Everyone is trapped in The Beguiled. The effects of the war on the isolated estate are obvious–the slaves have left, the men are dead and gone, the roads are empty apart from the periodic passing of troops, and yet the women in the house remain. The house is not yet decrepit or deserted, but it does show the stains from years of disrepair and the infiltration of the overgrown foliage. The girls attempt to care for the gardens and fields, but they neither enjoy the work nor are much good at it. Cannons boom in the distance, reminding the inhabitants of the violence surrounding them beyond the woods. There are frequent images of the women on the balcony or in the window, peering outwards with a spyglass or binoculars with a sense of longing and desperation. In a moment of quiet confession (and not-too-subtle seduction), McBurney asks Edwina what she would wish for if she could have anything in the world. Her response is telling: she wants someone (anyone!) to take her away from this place, a prison in the woods.
What keeps the women of The Beguiled in this prison? The war, certainly, but also societal expectations and institutional religion. Their Catholic faith is on full display through prayers and petitions, and the acting out of the younger girls over the course of the film feels like a quiet rebellion against religious mores and doctrine. Women are expected to be demure, proper, educated (but only just enough!), and acquiescent to the cultural norms. The presence of McBurney disrupts this ethos, but his intrusion may be more of the boiling point of a smoldering discontent within the household. It makes one wonder whether the Christian charity exhibited was ever truly there, or if it’s a facade, deconstructed by the intrusion of the Civil War in general, and Colin Farrell’s mercenary soldier in particular. A male, a Yankee, a soldier, and an Irish immigrant to boot, he is the ultimate Outsider to the Southern women. Equally victim and victimizer, McBurney is delighted to be seduced as well as seducer. He initially appears to be enjoying the situation, cared for by a cadre of beautiful girls and women, assuming any of them are present for his care and enjoyment. Farrell’s performance is subtle and skilled enough to elicit just enough sympathy with McBurney. The performances from Kidman and Dunst, too, are well-crafted and interesting, especially as each woman makes remarkably different moral choices regarding McBurney by the climax of the film. Their portrayal of Southern propriety coming apart at the seams is wonderfully melodramatic without ever feeling silly or superfluous.

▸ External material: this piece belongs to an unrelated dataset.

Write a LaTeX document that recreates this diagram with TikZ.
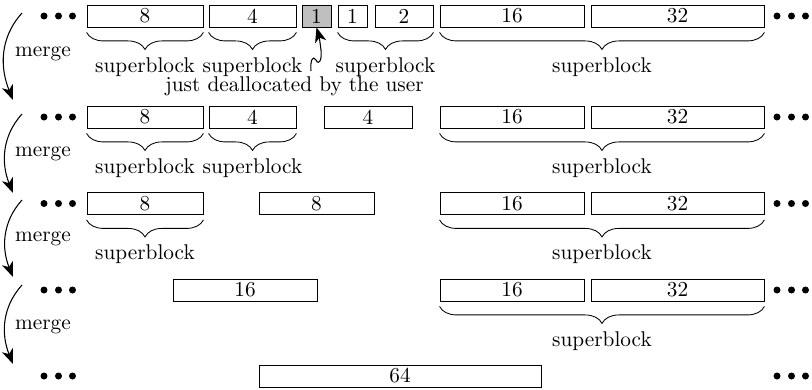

Sofia Coppola won the Best Director award at Cannes, and it’s well deserved. The design and art direction, the gauzy colors and lovely cinematography, the impeccable and timely sound design and score, the compelling performances from the entire cast–she’s truly made a work of art with The Beguiled. The opening and closing shots are some of the best I’ve seen in theaters this year. Still, its narrative is just slight enough, its characters’ interior struggles and machinations too enigmatic, that the first viewing somehow left me unmoved, at least in comparison with Coppola’s previous masterpieces, The Virgin Suicides and Lost in Translation (the latter being one of my all-time favorite films). Coppola’s theme of aristocratic ennui set in luxurious surroundings while characters struggle with the inability to find true community and connection with others remains a constant, and an audience’s mileage may vary with how well they connect with this topic. (“Awww, the bored, wealthy white people feel sad? Boohoo.”) Still, The Beguiled is beguiling; it beckons and woos, inviting consideration of the temptations which ensnare us and keep us in their grip, the seen and unseen.